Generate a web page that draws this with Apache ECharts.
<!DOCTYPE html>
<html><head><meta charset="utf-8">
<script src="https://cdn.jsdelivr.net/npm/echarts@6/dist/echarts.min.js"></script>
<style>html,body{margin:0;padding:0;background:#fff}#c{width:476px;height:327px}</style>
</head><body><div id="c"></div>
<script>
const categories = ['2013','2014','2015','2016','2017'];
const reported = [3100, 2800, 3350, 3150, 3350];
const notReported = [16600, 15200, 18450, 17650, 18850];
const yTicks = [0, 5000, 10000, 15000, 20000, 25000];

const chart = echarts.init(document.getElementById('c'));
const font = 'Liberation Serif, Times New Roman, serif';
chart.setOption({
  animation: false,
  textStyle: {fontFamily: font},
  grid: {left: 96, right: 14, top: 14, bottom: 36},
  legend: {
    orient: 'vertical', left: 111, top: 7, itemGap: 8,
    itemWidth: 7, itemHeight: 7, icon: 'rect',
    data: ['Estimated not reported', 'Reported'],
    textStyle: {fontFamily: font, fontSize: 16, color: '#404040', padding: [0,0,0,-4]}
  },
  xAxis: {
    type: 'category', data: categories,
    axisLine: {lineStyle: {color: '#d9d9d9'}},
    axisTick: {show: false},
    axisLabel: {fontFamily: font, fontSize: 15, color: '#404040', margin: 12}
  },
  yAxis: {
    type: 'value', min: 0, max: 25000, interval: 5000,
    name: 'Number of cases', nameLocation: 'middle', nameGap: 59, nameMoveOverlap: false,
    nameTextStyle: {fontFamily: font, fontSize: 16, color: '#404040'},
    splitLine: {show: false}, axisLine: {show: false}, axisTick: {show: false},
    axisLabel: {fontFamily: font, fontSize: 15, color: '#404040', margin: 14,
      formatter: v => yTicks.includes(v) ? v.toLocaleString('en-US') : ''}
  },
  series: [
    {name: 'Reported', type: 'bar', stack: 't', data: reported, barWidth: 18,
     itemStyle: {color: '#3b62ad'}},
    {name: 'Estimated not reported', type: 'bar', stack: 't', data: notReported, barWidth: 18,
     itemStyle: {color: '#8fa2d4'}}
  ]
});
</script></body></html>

### Problem details
Print out the whole listing exactly as it appears.

### Response to the exercise
Generate a web page that draws this with Apache ECharts.
<!DOCTYPE html>
<html><head><meta charset="utf-8">
<script src="https://cdn.jsdelivr.net/npm/echarts@6/dist/echarts.min.js"></script>
<style>html,body{margin:0;padding:0;background:#fff}#c{width:476px;height:327px}</style>
</head><body><div id="c"></div>
<script>
const categories = ['2013','2014','2015','2016','2017'];
const reported = [3100, 2800, 3350, 3150, 3350];
const notReported = [16600, 15200, 18450, 17650, 18850];
const yTicks = [0, 5000, 10000, 15000, 20000, 25000];

const chart = echarts.init(document.getElementById('c'));
const font = 'Liberation Serif, Times New Roman, serif';
chart.setOption({
  animation: false,
  textStyle: {fontFamily: font},
  grid: {left: 96, right: 14, top: 14, bottom: 36},
  legend: {
    orient: 'vertical', left: 111, top: 7, itemGap: 8,
    itemWidth: 7, itemHeight: 7, icon: 'rect',
    data: ['Estimated not reported', 'Reported'],
    textStyle: {fontFamily: font, fontSize: 16, color: '#404040', padding: [0,0,0,-4]}
  },
  xAxis: {
    type: 'category', data: categories,
    axisLine: {lineStyle: {color: '#d9d9d9'}},
    axisTick: {show: false},
    axisLabel: {fontFamily: font, fontSize: 15, color: '#404040', margin: 12}
  },
  yAxis: {
    type: 'value', min: 0, max: 25000, interval: 5000,
    name: 'Number of cases', nameLocation: 'middle', nameGap: 59, nameMoveOverlap: false,
    nameTextStyle: {fontFamily: font, fontSize: 16, color: '#404040'},
    splitLine: {show: false}, axisLine: {show: false}, axisTick: {show: false},
    axisLabel: {fontFamily: font, fontSize: 15, color: '#404040', margin: 14,
      formatter: v => yTicks.includes(v) ? v.toLocaleString('en-US') : ''}
  },
  series: [
    {name: 'Reported', type: 'bar', stack: 't', data: reported, barWidth: 18,
     itemStyle: {color: '#3b62ad'}},
    {name: 'Estimated not reported', type: 'bar', stack: 't', data: notReported, barWidth: 18,
     itemStyle: {color: '#8fa2d4'}}
  ]
});
</script></body></html>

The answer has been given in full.